MDF's smooth and uniform surface makes it a preferred choice for crafting furniture pieces like tables, chairs, and cabinets.

Its consistent texture allows for intricate designs and detailed woodworking.

In addition, MDF is often used for decorative mouldings and trim work due to its ease of shaping and finishing.

It can mimic the look of solid wood at a fraction of the cost.

MDF also serves as a core material for doors, especially those with intricate designs.

It provides stability and durability, making it suitable for interior and decorative doors.

Advantages of MDF

Uniform Texture

MDF has a consistent texture, ensuring smooth finishes on all sides.

MDF easily accepts many forms of primer for a smoother paint finish.

This uniformity is valuable in applications where a polished appearance is essential.


MDF readily absorbs paints, and adheres to veneers and laminates, allowing for a variety of finishes.

This adaptability makes it ideal for creating custom designs in furniture and decorative elements.


Compared to solid wood, MDF is a more affordable option for furniture and decorative applications, making it accessible for various budgets.

Drawbacks of MDF

Moisture Vulnerability

MDF is sensitive to moisture.

Prolonged exposure to damp conditions can cause it to swell or lose structural integrity.

Proper sealing and finishing are essential to protect it from moisture.

Limited Structural Strength

While MDF is excellent for decorative and lightweight applications, it lacks the structural strength of solid wood.

It may not be suitable for heavy-load-bearing furniture or structural components without proper reinforcement.

7. Plywood

Image credit: Wikipedia

Plywood is perhaps one of the most well-known engineered woods.

Plywood is manufactured by bonding multiple layers of thin wood veneers, known as plies, together.

Each ply is positioned with its wood grain perpendicular to the adjacent layers.

This cross-graining technique enhances the structural integrity of the material.

The layers are bonded with adhesive under high pressure and heat, creating a robust and durable sheet.

Uses of Plywood

Plywood is a staple in the construction industry.

It is widely used for sheathing, roofing, flooring, and formwork due to its strength and resistance to warping.

Plywood's stability makes it valuable in structural applications.

Plywood also serves as a foundational material for furniture, especially in modern and contemporary designs.

Its versatility allows for intricate cuts and designs, making it ideal for crafting chairs, tables, cabinets, and shelving units.

Plywood is also a popular choice for constructing cabinet boxes.

Its stability ensures that cabinets retain their shape over time, even under the weight of kitchen appliances and utensils.

Advantages of Plywood

Strength and Stability

Plywood's cross-grain construction gives it remarkable strength.

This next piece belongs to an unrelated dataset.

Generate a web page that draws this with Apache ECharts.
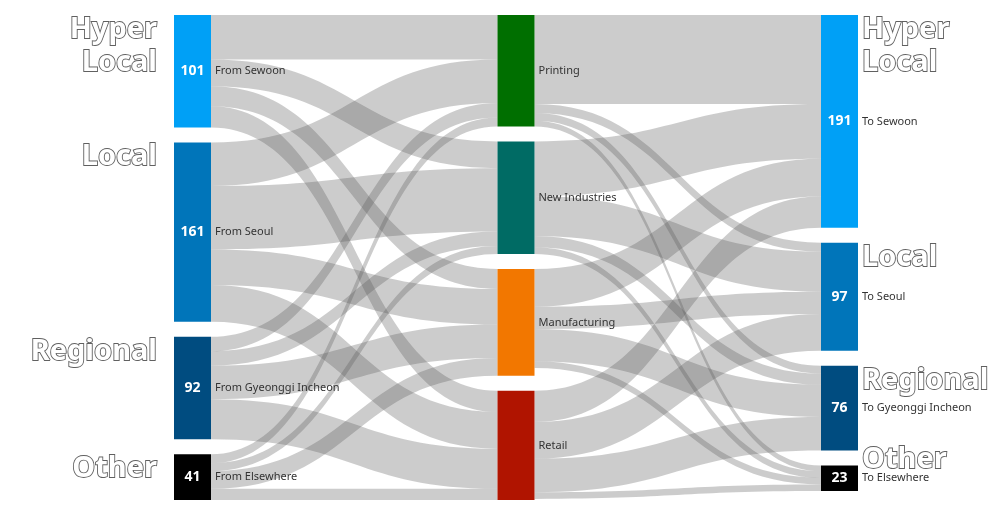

It can withstand heavy loads and resist bending and warping, making it a reliable choice for various applications.


Plywood comes in different grades and thicknesses, making it adaptable for diverse projects. It can be easily cut, shaped, and finished to suit specific requirements.


Plywood offers a balance between cost and performance. It provides significant strength without the high price tag associated with solid wood.

Drawbacks of Plywood

Vulnerability to Moisture

While exterior-grade plywood is designed to resist moisture, it is not entirely waterproof.

Prolonged exposure to water can lead to delamination and deterioration of the material.


The visible layered structure of plywood might not suit all aesthetic preferences.

In high-end furniture and architectural applications, solid wood veneers are often preferred for a seamless, natural appearance.